Pecorino Romano: è tensione tra consorzio e istituzioni laziali

foto Consorzio di Tutela del Pecorino Romano©Tanto tuonò che piovve, e fu così che il "caso" dei formaggi "romani" presunti "concorrenti sleali" della Dop che romana lo è più di nome che di fatto – quella del Pecorino Romano – balza ai disonori delle cronache. Per rimbalzare poi di bocca in bocca, di sito in sito, arrivando ad assumere negli ultimi giorni toni forti e risentiti. A cui si sono aggiunti i minacciosi proclami di chi vorrebbe ora distinguere – palesemente, in etichetta – i Dop prodotti in Sardegna dai Dop del Lazio.

A dare la stura alla querelle, pur con un'iniziativa passata un po' in sordina, fu il 30 settembre scorso il deputato Oreste Pastorelli (PSI), che dal suo sito web e in un'interrogazione ministeriale, aveva richiesto "la revisione dei criteri di contingentamento del Pecorino Romano Dop, in modo da non arrecare danno alle aziende della regione Lazio" e "l’obbligatorietà dell’indicazione in etichetta della provenienza territoriale del latte e del luogo della sua trasformazione".

«Così facendo», aveva poi spiegato Pastorelli, «si andrebbe non solo a tutelare maggiormente il consumatore, ma aumenterebbe la tracciabilità del prodotto stesso». Parole e propositi all'acqua di rose, se si confrontano con quanto poi scaturito nell'ultima settimana, a partire da lunedì scorso, 10 ottobre, quando all'iniziativa del deputato socialista avevano fatto seguito le esternazioni di tre consiglieri regionali del Lazio – Enrico Panunzi, Daniele Sabatini e Riccardo Valentini – che avevano espresso la loro "viva preoccupazione per il sequestro di prodotti caseari di aziende laziali che riportano sull’etichetta l’aggettivo “romano” in quanto ciò sarebbe lesivo del marchio Pecorino romano Dop”.
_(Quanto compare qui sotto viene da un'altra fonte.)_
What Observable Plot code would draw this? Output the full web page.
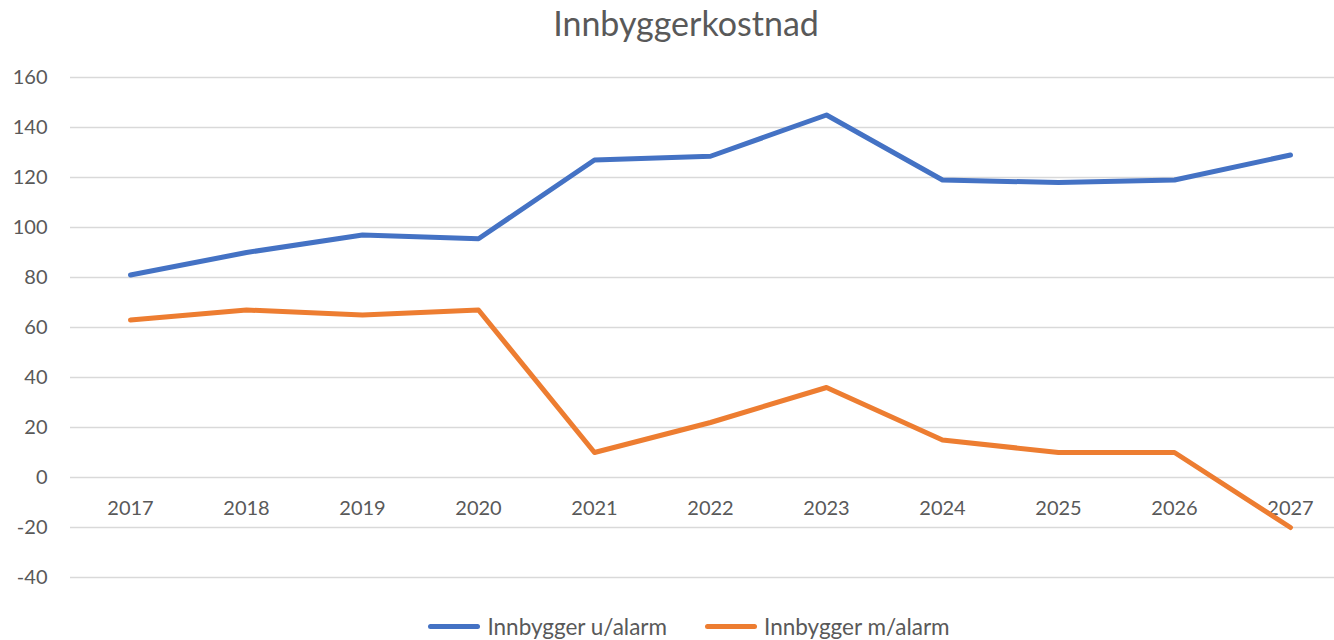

I tre consiglieri si riferivano ad azioni di sequestro passate invero in sordina, nei primi giorni di ottobre, ed avvenute ai danni di "formaggi la cui nascita è in molti casi anteriore alla creazione della Dop Pecorino Romano". Esasperati dalla situazione, Panunzi, Sabatini e Valentini, erano arrivati a dichiarare di voler "avviare l’iter procedurale per uscire dal Consorzio di Tutela del Pecorino Romano Dop, per poi creare un marchio di qualità proprio di questa regione, anche per combattere una situazione che ha del paradossale».

La presa di posizione dei tre, riportata in dettaglio dal quotidiano Tuscia Web non è passata inosservata all'assessore all'Agricoltura, Caccia e Pesca della Regione Lazio, Carlo Hausmann, che si è prontamente dichiarato «preoccupato per il sequestro di prodotti caseari che riportano in etichetta marchi di produttori privati con l'indicazione dell'aggettivo "romano", perché ritenuti lesivi del marchio Pecorino Romano Dop».

«Quest'azione», ha proseguito Hausmann riferendosi al "misterioso" sequestro, «basata su una interpretazione normativa tutta da approfondire, crea un gravissimo danno alle aziende e deve essere al più presto bloccata. Chiediamo l’immediato intervento del Ministero delle Politiche Agricole e invitiamo il Consorzio di Tutela del Pecorino Romano Dop a considerare con grande attenzione la sua politica di difesa delle produzioni».

«Appare davvero strano», ha concluso l'assessore laziale, «che per tutelare un prodotto in massima parte realizzato sul territorio sardo e che utilizza il nome “romano”, si colpiscano imprese che operano per l’appunto a Roma, che utilizzano materie prime locali, qualificando il proprio prodotto in modo trasparente, senza incidere minimamente sulle dinamiche di mercato di un prodotto, il Pecorino Romano, a cui anche il Lazio tiene molto. Auspico che la situazione possa essere risolta quanto prima, con la piena soddisfazione di tutti».

A latere del grande polverone mediatico creatosi, si è insinuata la Coldiretti del Lazio, che – come riportato dal quotidiano web Ciociaria Oggi ha richiesto l'intervento dell'Antitrust e la creazione di una Dop "Pecorino Romano" prodotto nel Lazio.